Given instruction
Copy out the listing that follows, exactly, without its pictures.

★ ★ ★ ★ ★ ★ ★

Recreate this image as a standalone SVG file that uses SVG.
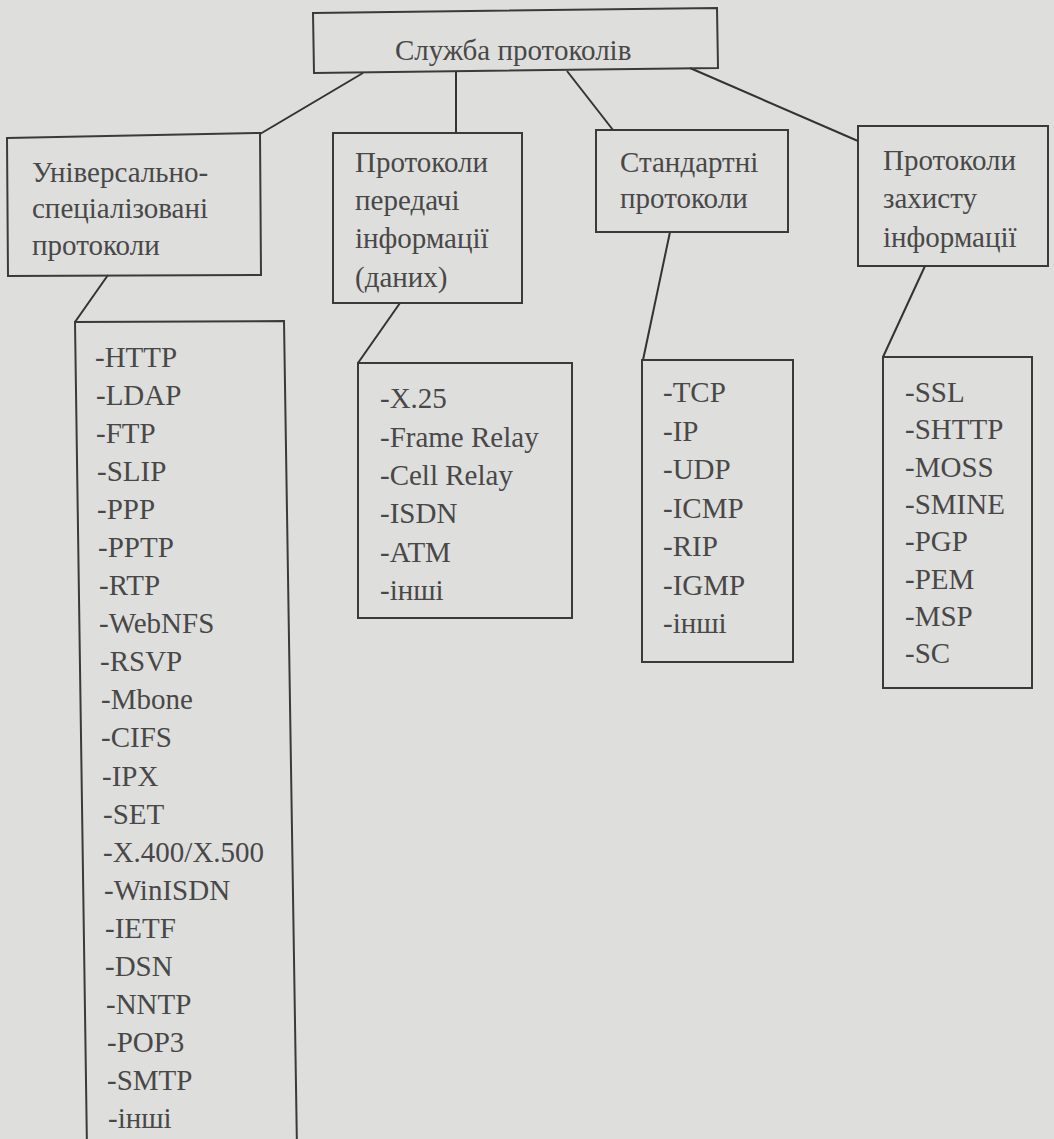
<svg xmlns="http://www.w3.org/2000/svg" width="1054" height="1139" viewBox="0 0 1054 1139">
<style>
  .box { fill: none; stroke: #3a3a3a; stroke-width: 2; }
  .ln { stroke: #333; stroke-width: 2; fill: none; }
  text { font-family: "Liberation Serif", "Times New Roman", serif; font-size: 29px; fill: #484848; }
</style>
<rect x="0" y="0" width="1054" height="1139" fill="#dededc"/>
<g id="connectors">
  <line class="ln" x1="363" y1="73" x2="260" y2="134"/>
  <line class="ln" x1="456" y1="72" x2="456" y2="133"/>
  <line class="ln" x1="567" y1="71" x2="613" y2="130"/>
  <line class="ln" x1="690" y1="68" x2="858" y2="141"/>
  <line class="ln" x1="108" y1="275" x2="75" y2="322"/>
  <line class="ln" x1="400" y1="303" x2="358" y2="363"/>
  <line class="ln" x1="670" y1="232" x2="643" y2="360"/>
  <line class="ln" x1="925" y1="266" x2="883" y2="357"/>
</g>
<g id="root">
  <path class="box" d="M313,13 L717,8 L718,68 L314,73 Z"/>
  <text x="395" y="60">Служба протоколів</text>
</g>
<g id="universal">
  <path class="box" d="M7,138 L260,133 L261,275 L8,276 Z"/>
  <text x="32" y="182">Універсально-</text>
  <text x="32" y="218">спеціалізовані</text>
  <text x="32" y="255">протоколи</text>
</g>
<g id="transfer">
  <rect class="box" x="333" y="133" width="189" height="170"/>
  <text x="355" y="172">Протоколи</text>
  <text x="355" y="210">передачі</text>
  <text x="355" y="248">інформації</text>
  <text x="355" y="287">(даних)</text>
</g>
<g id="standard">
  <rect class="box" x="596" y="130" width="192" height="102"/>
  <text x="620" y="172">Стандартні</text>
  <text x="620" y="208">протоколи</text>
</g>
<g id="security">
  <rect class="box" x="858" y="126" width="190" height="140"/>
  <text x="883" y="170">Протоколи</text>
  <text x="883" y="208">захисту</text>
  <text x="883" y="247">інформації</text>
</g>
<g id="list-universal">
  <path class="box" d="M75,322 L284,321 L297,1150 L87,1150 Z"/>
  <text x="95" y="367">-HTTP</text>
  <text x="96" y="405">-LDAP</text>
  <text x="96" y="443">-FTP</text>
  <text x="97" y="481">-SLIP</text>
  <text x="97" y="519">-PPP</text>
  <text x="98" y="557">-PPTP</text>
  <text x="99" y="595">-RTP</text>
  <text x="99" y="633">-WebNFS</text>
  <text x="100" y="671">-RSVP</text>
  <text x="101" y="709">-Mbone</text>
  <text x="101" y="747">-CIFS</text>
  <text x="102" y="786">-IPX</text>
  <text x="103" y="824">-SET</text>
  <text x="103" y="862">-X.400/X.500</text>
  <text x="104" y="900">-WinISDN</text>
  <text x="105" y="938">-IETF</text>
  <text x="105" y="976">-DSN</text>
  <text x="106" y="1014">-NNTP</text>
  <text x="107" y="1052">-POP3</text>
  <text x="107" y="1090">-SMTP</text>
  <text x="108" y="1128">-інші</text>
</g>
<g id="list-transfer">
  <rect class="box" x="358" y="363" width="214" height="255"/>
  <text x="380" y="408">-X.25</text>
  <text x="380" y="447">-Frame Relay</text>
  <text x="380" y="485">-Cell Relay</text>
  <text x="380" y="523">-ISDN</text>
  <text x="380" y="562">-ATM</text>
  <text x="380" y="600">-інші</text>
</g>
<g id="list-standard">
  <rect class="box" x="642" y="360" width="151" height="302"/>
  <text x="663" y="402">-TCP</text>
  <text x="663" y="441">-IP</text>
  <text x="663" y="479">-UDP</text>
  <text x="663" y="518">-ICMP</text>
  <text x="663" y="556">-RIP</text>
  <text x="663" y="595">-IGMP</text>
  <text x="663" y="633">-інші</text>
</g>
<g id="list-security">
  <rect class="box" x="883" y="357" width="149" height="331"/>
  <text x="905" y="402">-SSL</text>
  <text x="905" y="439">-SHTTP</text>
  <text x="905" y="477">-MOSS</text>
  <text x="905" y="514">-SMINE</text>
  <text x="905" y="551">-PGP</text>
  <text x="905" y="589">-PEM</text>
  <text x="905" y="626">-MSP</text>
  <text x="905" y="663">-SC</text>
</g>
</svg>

★ ★ ★ ★ ★ ★ ★

Result for this exercise
Recreate this image as a standalone SVG file that uses SVG.
<svg xmlns="http://www.w3.org/2000/svg" width="1054" height="1139" viewBox="0 0 1054 1139">
<style>
  .box { fill: none; stroke: #3a3a3a; stroke-width: 2; }
  .ln { stroke: #333; stroke-width: 2; fill: none; }
  text { font-family: "Liberation Serif", "Times New Roman", serif; font-size: 29px; fill: #484848; }
</style>
<rect x="0" y="0" width="1054" height="1139" fill="#dededc"/>
<g id="connectors">
  <line class="ln" x1="363" y1="73" x2="260" y2="134"/>
  <line class="ln" x1="456" y1="72" x2="456" y2="133"/>
  <line class="ln" x1="567" y1="71" x2="613" y2="130"/>
  <line class="ln" x1="690" y1="68" x2="858" y2="141"/>
  <line class="ln" x1="108" y1="275" x2="75" y2="322"/>
  <line class="ln" x1="400" y1="303" x2="358" y2="363"/>
  <line class="ln" x1="670" y1="232" x2="643" y2="360"/>
  <line class="ln" x1="925" y1="266" x2="883" y2="357"/>
</g>
<g id="root">
  <path class="box" d="M313,13 L717,8 L718,68 L314,73 Z"/>
  <text x="395" y="60">Служба протоколів</text>
</g>
<g id="universal">
  <path class="box" d="M7,138 L260,133 L261,275 L8,276 Z"/>
  <text x="32" y="182">Універсально-</text>
  <text x="32" y="218">спеціалізовані</text>
  <text x="32" y="255">протоколи</text>
</g>
<g id="transfer">
  <rect class="box" x="333" y="133" width="189" height="170"/>
  <text x="355" y="172">Протоколи</text>
  <text x="355" y="210">передачі</text>
  <text x="355" y="248">інформації</text>
  <text x="355" y="287">(даних)</text>
</g>
<g id="standard">
  <rect class="box" x="596" y="130" width="192" height="102"/>
  <text x="620" y="172">Стандартні</text>
  <text x="620" y="208">протоколи</text>
</g>
<g id="security">
  <rect class="box" x="858" y="126" width="190" height="140"/>
  <text x="883" y="170">Протоколи</text>
  <text x="883" y="208">захисту</text>
  <text x="883" y="247">інформації</text>
</g>
<g id="list-universal">
  <path class="box" d="M75,322 L284,321 L297,1150 L87,1150 Z"/>
  <text x="95" y="367">-HTTP</text>
  <text x="96" y="405">-LDAP</text>
  <text x="96" y="443">-FTP</text>
  <text x="97" y="481">-SLIP</text>
  <text x="97" y="519">-PPP</text>
  <text x="98" y="557">-PPTP</text>
  <text x="99" y="595">-RTP</text>
  <text x="99" y="633">-WebNFS</text>
  <text x="100" y="671">-RSVP</text>
  <text x="101" y="709">-Mbone</text>
  <text x="101" y="747">-CIFS</text>
  <text x="102" y="786">-IPX</text>
  <text x="103" y="824">-SET</text>
  <text x="103" y="862">-X.400/X.500</text>
  <text x="104" y="900">-WinISDN</text>
  <text x="105" y="938">-IETF</text>
  <text x="105" y="976">-DSN</text>
  <text x="106" y="1014">-NNTP</text>
  <text x="107" y="1052">-POP3</text>
  <text x="107" y="1090">-SMTP</text>
  <text x="108" y="1128">-інші</text>
</g>
<g id="list-transfer">
  <rect class="box" x="358" y="363" width="214" height="255"/>
  <text x="380" y="408">-X.25</text>
  <text x="380" y="447">-Frame Relay</text>
  <text x="380" y="485">-Cell Relay</text>
  <text x="380" y="523">-ISDN</text>
  <text x="380" y="562">-ATM</text>
  <text x="380" y="600">-інші</text>
</g>
<g id="list-standard">
  <rect class="box" x="642" y="360" width="151" height="302"/>
  <text x="663" y="402">-TCP</text>
  <text x="663" y="441">-IP</text>
  <text x="663" y="479">-UDP</text>
  <text x="663" y="518">-ICMP</text>
  <text x="663" y="556">-RIP</text>
  <text x="663" y="595">-IGMP</text>
  <text x="663" y="633">-інші</text>
</g>
<g id="list-security">
  <rect class="box" x="883" y="357" width="149" height="331"/>
  <text x="905" y="402">-SSL</text>
  <text x="905" y="439">-SHTTP</text>
  <text x="905" y="477">-MOSS</text>
  <text x="905" y="514">-SMINE</text>
  <text x="905" y="551">-PGP</text>
  <text x="905" y="589">-PEM</text>
  <text x="905" y="626">-MSP</text>
  <text x="905" y="663">-SC</text>
</g>
</svg>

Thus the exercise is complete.